- _Given task_
Extract word for word the lines of the listing from its start to the line holding "Chart.register(...registerables);", both ends kept; pictures are not part of the copy.

- _Data provided_
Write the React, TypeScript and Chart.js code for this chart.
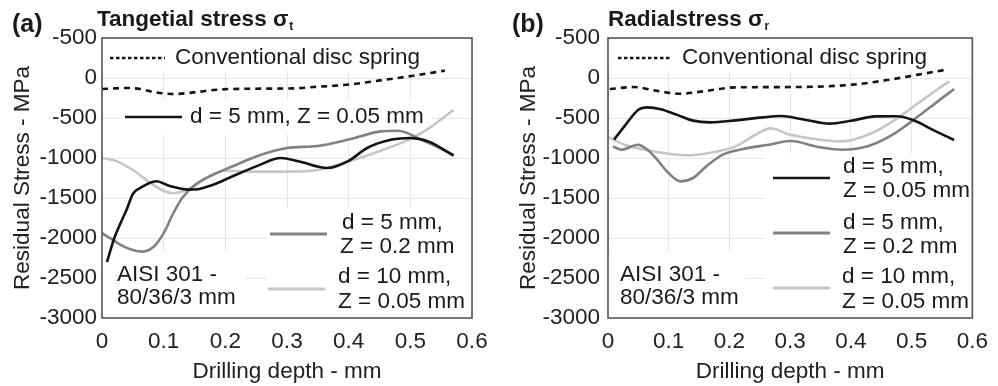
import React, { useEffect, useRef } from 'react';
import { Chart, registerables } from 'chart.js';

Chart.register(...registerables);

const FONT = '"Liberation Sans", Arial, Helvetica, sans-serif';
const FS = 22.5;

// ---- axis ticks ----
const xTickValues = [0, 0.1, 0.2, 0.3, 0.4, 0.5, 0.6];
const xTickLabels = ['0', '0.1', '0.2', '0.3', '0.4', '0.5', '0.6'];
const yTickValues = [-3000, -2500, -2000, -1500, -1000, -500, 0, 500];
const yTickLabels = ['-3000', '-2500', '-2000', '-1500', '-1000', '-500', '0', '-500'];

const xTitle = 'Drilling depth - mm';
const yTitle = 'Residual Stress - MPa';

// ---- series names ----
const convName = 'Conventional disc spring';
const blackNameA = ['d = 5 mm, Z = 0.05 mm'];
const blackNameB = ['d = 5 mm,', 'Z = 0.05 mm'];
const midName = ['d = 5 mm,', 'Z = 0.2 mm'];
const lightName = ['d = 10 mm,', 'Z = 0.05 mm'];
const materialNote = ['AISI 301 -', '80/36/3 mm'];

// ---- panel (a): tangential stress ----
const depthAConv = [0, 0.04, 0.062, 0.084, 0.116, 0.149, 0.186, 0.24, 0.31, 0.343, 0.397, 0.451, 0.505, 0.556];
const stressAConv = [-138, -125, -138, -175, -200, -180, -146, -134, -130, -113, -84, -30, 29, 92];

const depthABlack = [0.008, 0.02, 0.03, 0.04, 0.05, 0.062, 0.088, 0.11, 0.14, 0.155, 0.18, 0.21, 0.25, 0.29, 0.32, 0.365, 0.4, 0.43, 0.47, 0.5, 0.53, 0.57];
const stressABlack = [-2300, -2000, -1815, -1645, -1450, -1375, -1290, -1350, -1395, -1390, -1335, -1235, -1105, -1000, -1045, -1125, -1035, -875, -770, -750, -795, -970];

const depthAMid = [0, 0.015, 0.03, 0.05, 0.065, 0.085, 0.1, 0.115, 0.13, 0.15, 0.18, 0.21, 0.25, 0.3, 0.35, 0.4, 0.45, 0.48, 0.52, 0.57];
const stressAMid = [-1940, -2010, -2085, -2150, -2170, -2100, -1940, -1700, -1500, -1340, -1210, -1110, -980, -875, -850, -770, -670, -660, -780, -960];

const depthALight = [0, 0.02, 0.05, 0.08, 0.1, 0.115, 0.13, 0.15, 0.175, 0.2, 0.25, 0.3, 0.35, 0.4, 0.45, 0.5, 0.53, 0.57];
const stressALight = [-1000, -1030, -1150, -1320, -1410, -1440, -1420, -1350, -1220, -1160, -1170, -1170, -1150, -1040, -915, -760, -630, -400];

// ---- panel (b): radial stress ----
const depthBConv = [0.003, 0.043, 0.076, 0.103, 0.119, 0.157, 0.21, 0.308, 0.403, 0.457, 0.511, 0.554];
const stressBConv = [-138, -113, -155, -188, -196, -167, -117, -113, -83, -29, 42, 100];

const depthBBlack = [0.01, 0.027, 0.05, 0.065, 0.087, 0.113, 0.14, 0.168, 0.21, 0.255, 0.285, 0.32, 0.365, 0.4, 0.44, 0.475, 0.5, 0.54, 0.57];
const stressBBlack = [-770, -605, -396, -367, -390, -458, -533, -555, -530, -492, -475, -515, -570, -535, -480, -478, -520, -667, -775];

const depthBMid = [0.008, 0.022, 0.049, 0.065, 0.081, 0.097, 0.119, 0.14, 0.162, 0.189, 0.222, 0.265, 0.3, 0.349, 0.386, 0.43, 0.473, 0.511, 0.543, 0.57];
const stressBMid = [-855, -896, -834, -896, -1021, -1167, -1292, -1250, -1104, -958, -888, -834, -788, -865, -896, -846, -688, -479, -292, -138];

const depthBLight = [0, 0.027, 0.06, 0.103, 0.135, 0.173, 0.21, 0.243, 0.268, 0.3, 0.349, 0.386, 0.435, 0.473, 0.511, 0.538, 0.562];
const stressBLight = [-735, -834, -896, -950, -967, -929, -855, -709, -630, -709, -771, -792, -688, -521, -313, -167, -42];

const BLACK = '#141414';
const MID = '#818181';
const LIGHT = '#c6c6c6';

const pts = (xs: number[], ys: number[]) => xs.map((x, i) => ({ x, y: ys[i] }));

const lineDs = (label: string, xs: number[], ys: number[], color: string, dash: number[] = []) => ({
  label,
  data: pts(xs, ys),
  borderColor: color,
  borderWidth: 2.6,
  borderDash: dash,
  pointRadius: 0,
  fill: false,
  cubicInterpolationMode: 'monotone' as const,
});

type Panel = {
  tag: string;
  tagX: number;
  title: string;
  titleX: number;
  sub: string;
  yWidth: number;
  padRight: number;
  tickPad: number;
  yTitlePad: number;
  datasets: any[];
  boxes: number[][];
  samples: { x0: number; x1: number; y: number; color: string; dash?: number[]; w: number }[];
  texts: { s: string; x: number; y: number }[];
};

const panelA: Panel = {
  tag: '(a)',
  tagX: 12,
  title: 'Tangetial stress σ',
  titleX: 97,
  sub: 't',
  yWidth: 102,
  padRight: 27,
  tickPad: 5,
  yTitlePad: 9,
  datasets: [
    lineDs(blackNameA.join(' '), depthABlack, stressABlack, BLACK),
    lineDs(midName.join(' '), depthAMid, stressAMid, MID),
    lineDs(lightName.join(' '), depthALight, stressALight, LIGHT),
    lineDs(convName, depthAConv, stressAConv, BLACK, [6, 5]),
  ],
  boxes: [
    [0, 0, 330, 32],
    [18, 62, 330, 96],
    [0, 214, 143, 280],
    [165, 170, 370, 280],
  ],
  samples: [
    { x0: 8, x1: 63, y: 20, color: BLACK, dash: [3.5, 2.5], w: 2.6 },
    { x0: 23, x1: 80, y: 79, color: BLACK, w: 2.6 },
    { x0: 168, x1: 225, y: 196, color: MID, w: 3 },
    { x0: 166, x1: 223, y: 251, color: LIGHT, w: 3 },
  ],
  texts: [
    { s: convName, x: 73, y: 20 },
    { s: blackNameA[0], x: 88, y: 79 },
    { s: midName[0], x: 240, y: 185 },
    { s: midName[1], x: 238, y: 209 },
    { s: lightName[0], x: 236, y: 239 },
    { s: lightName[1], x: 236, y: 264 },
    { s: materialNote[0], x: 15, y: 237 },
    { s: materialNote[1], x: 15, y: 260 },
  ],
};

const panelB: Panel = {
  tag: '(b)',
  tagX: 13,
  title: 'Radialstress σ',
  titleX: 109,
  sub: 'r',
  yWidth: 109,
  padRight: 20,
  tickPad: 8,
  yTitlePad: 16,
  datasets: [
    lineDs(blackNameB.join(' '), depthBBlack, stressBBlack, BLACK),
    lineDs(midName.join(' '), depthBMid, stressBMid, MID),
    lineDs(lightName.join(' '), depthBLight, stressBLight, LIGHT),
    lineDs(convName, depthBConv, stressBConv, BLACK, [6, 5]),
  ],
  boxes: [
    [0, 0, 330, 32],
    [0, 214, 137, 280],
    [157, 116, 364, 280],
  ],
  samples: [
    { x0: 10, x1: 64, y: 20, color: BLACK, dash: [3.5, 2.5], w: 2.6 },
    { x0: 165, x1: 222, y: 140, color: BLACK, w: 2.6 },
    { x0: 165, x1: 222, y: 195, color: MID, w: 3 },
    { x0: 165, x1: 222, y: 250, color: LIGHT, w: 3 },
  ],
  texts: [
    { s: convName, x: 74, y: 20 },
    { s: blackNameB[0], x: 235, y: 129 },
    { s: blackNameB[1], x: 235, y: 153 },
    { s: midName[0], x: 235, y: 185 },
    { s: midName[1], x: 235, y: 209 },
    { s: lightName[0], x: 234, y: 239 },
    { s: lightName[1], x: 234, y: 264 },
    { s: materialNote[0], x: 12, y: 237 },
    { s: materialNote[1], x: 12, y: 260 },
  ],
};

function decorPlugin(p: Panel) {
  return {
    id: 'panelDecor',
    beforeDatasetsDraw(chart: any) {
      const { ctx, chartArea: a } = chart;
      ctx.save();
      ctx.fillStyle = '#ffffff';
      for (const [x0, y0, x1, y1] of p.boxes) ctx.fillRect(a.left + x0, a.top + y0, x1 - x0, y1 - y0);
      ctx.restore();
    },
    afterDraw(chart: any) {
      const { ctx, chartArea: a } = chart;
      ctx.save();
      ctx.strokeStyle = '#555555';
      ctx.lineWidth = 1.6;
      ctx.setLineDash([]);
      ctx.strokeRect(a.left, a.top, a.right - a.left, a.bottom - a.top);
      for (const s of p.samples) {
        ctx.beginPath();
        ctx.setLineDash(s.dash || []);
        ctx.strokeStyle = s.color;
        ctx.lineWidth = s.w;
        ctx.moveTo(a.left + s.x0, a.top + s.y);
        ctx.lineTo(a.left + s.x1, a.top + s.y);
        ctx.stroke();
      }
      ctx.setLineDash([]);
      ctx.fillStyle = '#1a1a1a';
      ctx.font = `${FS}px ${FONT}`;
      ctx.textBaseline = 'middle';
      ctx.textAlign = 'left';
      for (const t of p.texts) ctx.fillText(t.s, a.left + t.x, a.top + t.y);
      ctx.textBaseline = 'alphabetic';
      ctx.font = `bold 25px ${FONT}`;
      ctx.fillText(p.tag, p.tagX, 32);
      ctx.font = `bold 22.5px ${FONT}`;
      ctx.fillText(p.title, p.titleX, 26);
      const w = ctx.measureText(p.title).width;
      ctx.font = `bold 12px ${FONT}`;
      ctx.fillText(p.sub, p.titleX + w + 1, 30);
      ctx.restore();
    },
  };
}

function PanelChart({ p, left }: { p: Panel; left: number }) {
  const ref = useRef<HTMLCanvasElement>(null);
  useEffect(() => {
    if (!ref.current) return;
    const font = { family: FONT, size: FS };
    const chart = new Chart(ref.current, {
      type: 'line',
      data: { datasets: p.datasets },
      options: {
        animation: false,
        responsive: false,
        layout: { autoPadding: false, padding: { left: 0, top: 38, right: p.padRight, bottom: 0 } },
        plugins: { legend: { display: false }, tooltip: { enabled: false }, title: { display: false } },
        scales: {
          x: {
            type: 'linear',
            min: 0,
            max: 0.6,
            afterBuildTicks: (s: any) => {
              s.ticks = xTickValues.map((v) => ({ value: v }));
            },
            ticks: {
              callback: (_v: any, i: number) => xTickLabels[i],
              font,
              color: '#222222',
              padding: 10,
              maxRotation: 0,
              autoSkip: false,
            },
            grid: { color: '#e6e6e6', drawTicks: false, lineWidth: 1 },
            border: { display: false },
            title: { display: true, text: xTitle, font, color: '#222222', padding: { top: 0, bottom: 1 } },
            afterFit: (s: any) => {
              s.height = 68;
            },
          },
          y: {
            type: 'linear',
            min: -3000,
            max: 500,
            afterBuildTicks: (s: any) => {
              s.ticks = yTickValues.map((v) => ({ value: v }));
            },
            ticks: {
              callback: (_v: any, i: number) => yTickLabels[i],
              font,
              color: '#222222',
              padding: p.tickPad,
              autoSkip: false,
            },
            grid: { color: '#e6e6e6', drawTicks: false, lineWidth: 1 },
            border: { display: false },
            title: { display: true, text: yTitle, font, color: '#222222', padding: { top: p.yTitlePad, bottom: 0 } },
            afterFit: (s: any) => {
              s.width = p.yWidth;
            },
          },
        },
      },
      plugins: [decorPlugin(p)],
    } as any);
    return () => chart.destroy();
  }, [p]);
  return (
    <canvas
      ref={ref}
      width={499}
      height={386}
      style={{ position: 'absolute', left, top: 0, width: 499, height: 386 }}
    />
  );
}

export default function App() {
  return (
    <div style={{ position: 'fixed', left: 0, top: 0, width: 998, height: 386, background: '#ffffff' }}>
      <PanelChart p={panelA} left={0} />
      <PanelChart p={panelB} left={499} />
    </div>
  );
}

- _Exercise solution_
Write the React, TypeScript and Chart.js code for this chart.
import React, { useEffect, useRef } from 'react';
import { Chart, registerables } from 'chart.js';

Chart.register(...registerables);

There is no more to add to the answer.